Love, legacy and hope – these are the three cornerstones of man’s meaning of existence!

Aug 10, 2009

Man's Search for Meaning (Part 1)

This is the second time I tried to write some of my thoughts inspired by this very good book. The first time I stopped after five minutes. Apart from the usual excuse of too busy with work, there is also a feeling that I don’t know where to start. In fact I find myself too irrelevant compared to what this book’s author had experienced.

This is a classic book, aka very old book. Its first edition came out in 1959, before I was even born. There is a reason why this book still captures the attention of many readers after many decades. It is simply good. It is also heavy. So be warned - it will destroy your good mood if you try to do some pool-side reading during a vacation.

It’s about a Jewish scholar’s unique experience of surviving Nazi death camps during the Second World War. I say unique because not many Jewish could survive death camps – they either were executed or died of hard labor and malnutrition, or sometimes just lacked the will to live on. Even for those who survived, they might not be able to describe people’s inner feelings under extremely adverse conditions in such details – fear, hope, compassion, and love, at times with deep psychological analysis.

Again I have to emphasize that I’m not qualified to comment anything on Victor Frankl’s theories or views. I’ll just share a few insights or probably personal feelings gained from this book. What’s the meaning of a man’s life? I’ve been asking this question since I entered adolescence (and now I am in my mid life). There are many ready-made answers to suit your appetite. In fact the answer changes with your age. For a teenager or young adult, a simple answer from what most religions offer, like “living for God” or “be a good son/daughter of the Lord”, will do. For adults from mid-twenties to late-thirties, it is difficult not to focus on their needs (or desires) to establish a family, to earn a stable income, and to improve their material life. So life’s meaning to them is just to make more money. Money also contributes to their having a sense of security, and self-esteem as well – belonging to a class of the society that ‘has’. People of all ages look for a kind of inner fulfillment or satisfaction that often results in them feeling ‘happy’. For the first half of a man’s life - from childhood to early mid-life, it’s a sense of CERTAINTY and SECURITY that contribute to this inner fulfillment.

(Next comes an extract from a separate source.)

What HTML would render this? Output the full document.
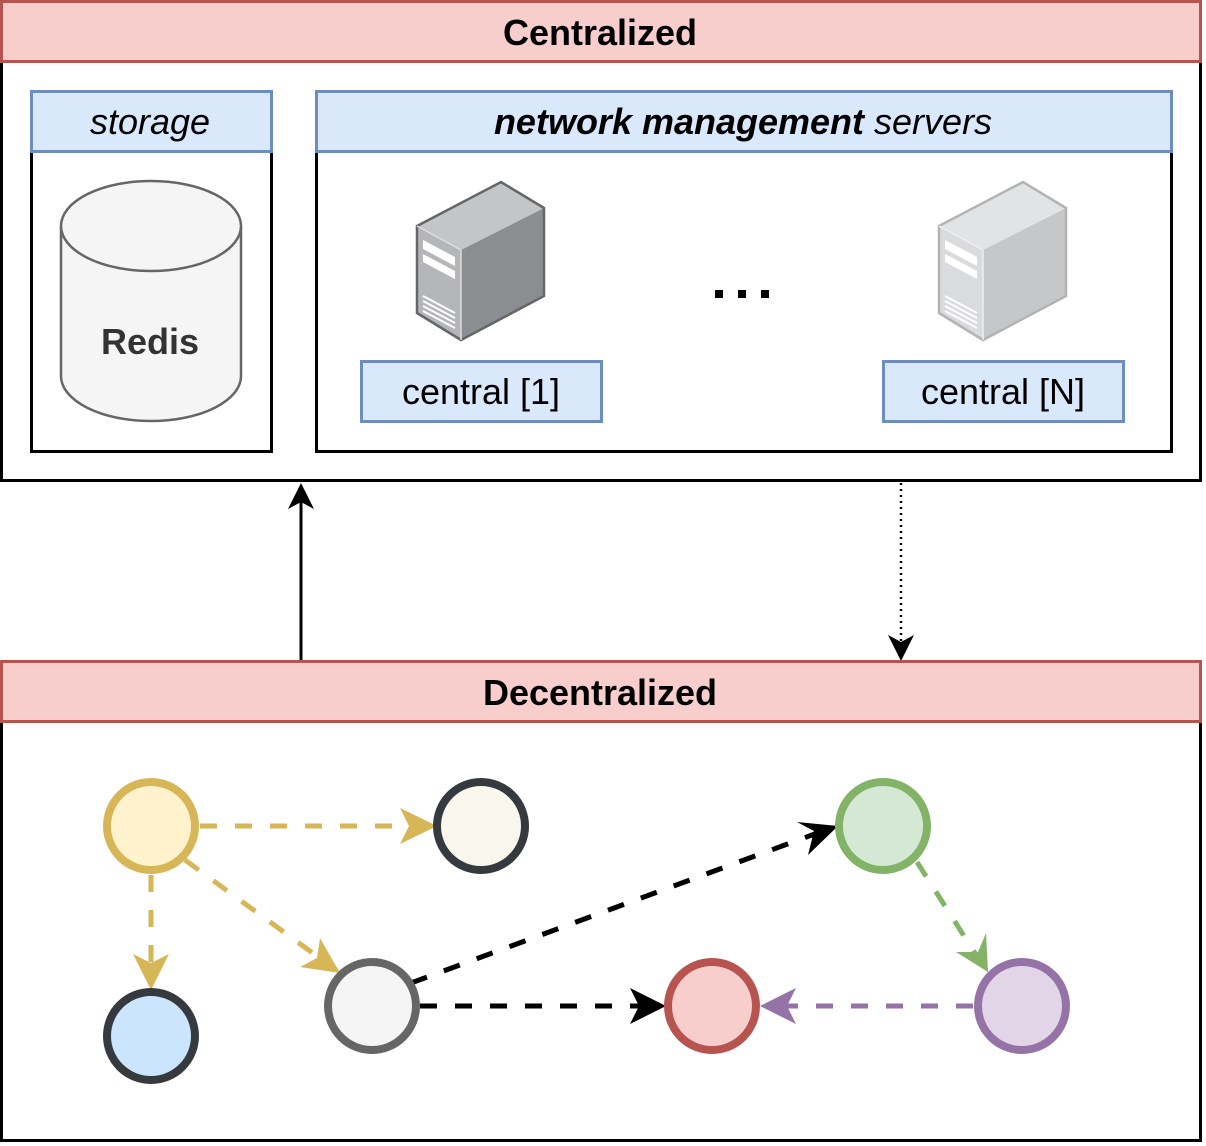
<!DOCTYPE html>
<html><head><meta charset="utf-8"><style>
html,body{margin:0;padding:0;background:#fff;}
svg{display:block;font-family:"Liberation Sans",sans-serif;}
</style></head><body>
<svg width="1206" height="1146" viewBox="0 0 1206 1146" xmlns="http://www.w3.org/2000/svg">
<!-- Centralized -->
<rect x="1.5" y="1.5" width="1199" height="479" fill="#fff" stroke="#000" stroke-width="3"/>
<rect x="1.5" y="1.5" width="1199" height="60" fill="#f8cecc" stroke="#b85450" stroke-width="3"/>
<text x="600" y="45" text-anchor="middle" font-size="36" font-weight="bold">Centralized</text>
<!-- storage -->
<rect x="31.5" y="151.5" width="240" height="300" fill="#fff" stroke="#000" stroke-width="3"/>
<rect x="31.5" y="91.5" width="240" height="60" fill="#dae8fc" stroke="#6c8ebf" stroke-width="3"/>
<text x="150" y="134" text-anchor="middle" font-size="36" font-style="italic">storage</text>
<path d="M61,226 L61,376 A90,45 0 0 0 241,376 L241,226" fill="#f5f5f5" stroke="#666" stroke-width="2.5"/>
<ellipse cx="151" cy="226" rx="90" ry="45" fill="#f5f5f5" stroke="#666" stroke-width="2.5"/>
<text x="150" y="354" text-anchor="middle" font-size="36" font-weight="bold" fill="#333">Redis</text>
<!-- network -->
<rect x="316.5" y="151.5" width="855" height="300" fill="#fff" stroke="#000" stroke-width="3"/>
<rect x="316.5" y="91.5" width="855" height="60" fill="#dae8fc" stroke="#6c8ebf" stroke-width="3"/>
<text x="743" y="134" text-anchor="middle" font-size="36"><tspan font-weight="bold" font-style="italic">network management</tspan><tspan font-style="italic"> servers</tspan></text>
<!-- server 1 -->
<g transform="translate(417,182)">
 <polygon points="0,44 84,0 127,26 44,68" fill="#c4c5c7"/>
 <polygon points="0,44 44,68 44,158 0,131" fill="#b5b6b8"/>
 <polygon points="44,68 127,26 127,114 44,158" fill="#8c8d90"/>
 <polygon points="0,44 84,0 127,26 127,114 44,158 0,131" fill="none" stroke="#666" stroke-width="2.5"/>
 <line x1="0" y1="44" x2="44" y2="68" stroke="#ddd" stroke-width="1.5"/>
 <line x1="44" y1="68" x2="44" y2="158" stroke="#ddd" stroke-width="1.5"/>
 <polygon points="6,58 38,75 38,84 6,67" fill="#fff"/>
 <polygon points="6,72 38,89 38,97 6,80" fill="#fff"/>
 <g stroke="#fff" stroke-width="2"><line x1="6" y1="114" x2="38" y2="131"/><line x1="6" y1="119" x2="38" y2="136"/><line x1="6" y1="124" x2="38" y2="141"/><line x1="6" y1="129" x2="38" y2="146"/></g>
</g>
<!-- server N -->
<g transform="translate(939,182)">
 <polygon points="0,44 84,0 127,26 44,68" fill="#e2e3e4"/>
 <polygon points="0,44 44,68 44,158 0,131" fill="#dadbdc"/>
 <polygon points="44,68 127,26 127,114 44,158" fill="#c6c7c8"/>
 <polygon points="0,44 84,0 127,26 127,114 44,158 0,131" fill="none" stroke="#b3b3b3" stroke-width="2.5"/>
 <line x1="0" y1="44" x2="44" y2="68" stroke="#eee" stroke-width="1.5"/>
 <line x1="44" y1="68" x2="44" y2="158" stroke="#eee" stroke-width="1.5"/>
 <polygon points="6,58 38,75 38,84 6,67" fill="#fff"/>
 <polygon points="6,72 38,89 38,97 6,80" fill="#fff"/>
 <g stroke="#fff" stroke-width="2"><line x1="6" y1="114" x2="38" y2="131"/><line x1="6" y1="119" x2="38" y2="136"/><line x1="6" y1="124" x2="38" y2="141"/><line x1="6" y1="129" x2="38" y2="146"/></g>
</g>
<g fill="#000"><rect x="715" y="290" width="8" height="8"/><rect x="738" y="290" width="8" height="8"/><rect x="761" y="290" width="8" height="8"/></g>
<rect x="361.5" y="361.5" width="240" height="60" fill="#dae8fc" stroke="#6c8ebf" stroke-width="3"/>
<text x="481" y="404" text-anchor="middle" font-size="36">central [1]</text>
<rect x="883.5" y="361.5" width="240" height="60" fill="#dae8fc" stroke="#6c8ebf" stroke-width="3"/>
<text x="1003" y="404" text-anchor="middle" font-size="36">central [N]</text>
<!-- connectors between -->
<line x1="301" y1="661" x2="301" y2="500" stroke="#000" stroke-width="3"/>
<polygon points="301,483 288,509 301,502 314,509" fill="#000"/>
<line x1="901" y1="483" x2="901" y2="645" stroke="#000" stroke-width="2.5" stroke-dasharray="2 4"/>
<polygon points="901,661 888,635 901,642 914,635" fill="#000"/>
<!-- Decentralized -->
<rect x="1.5" y="661.5" width="1199" height="479" fill="#fff" stroke="#000" stroke-width="3"/>
<rect x="1.5" y="661.5" width="1199" height="60" fill="#f8cecc" stroke="#b85450" stroke-width="3"/>
<text x="600" y="705" text-anchor="middle" font-size="36" font-weight="bold">Decentralized</text>
<!-- edges -->
<g stroke-width="5" stroke-dasharray="17 18" fill="none">
 <line x1="200" y1="826" x2="420" y2="826" stroke="#d6b656"/>
 <line x1="151" y1="875" x2="151" y2="975" stroke="#d6b656"/>
 <line x1="185" y1="860" x2="325" y2="962" stroke="#d6b656"/>
 <line x1="411" y1="983" x2="820" y2="832" stroke="#000"/>
 <line x1="420" y1="1006" x2="648" y2="1006" stroke="#000"/>
 <line x1="917" y1="862" x2="978" y2="958" stroke="#82b366"/>
 <line x1="973" y1="1006" x2="778" y2="1006" stroke="#9673a6"/>
</g>
<polygon points="437,826 400,808 409,826 400,844" fill="#d6b656"/>
<polygon points="151,990 133,954 151,963 169,954" fill="#d6b656"/>
<polygon points="340,973 300,967 317,958 320,938" fill="#d6b656"/>
<polygon points="838,826 797,822 814,831 808,855" fill="#000"/>
<polygon points="666,1006 630,988 639,1006 630,1024" fill="#000"/>
<polygon points="988,972 986,933 978,952 956,952" fill="#82b366"/>
<polygon points="760,1006 796,988 787,1006 796,1024" fill="#9673a6"/>
<!-- nodes -->
<g stroke-width="8">
 <circle cx="151" cy="826" r="44" fill="#fff2cc" stroke="#d6b656"/>
 <circle cx="481" cy="826" r="44" fill="#f9f7ed" stroke="#36393d"/>
 <circle cx="151" cy="1036" r="44" fill="#cce5ff" stroke="#36393d"/>
 <circle cx="372" cy="1006" r="44" fill="#f5f5f5" stroke="#666"/>
 <circle cx="712" cy="1006" r="44" fill="#f8cecc" stroke="#b85450"/>
 <circle cx="883" cy="826" r="44" fill="#d5e8d4" stroke="#82b366"/>
 <circle cx="1022" cy="1006" r="44" fill="#e1d5e7" stroke="#9673a6"/>
</g>
</svg>
</body></html>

Entering mid-life, however, a man’s landscape changes. There is less urge to accumulate more stuff and things (well… it depends). There is a sense of stability because you already own a house with mortgage almost paid off. Your kids are in high school and your job seems safe. If you lose your job, your investment is probably enough for your family to live a comfortable life for the next 5 years. Well, a few of their friends and peers already died, perhaps prematurely. So some people even think they have lived long enough, seen enough, and if their lives end suddenly it would be acceptable. The need for security and certainty diminishes. Here comes their mid-life crisis. You start wondering why you live and what this fuss is all about. What have you accomplished in the first 40 years? Is there any strong reason to live on? Does one carry on living just because one hasn’t died?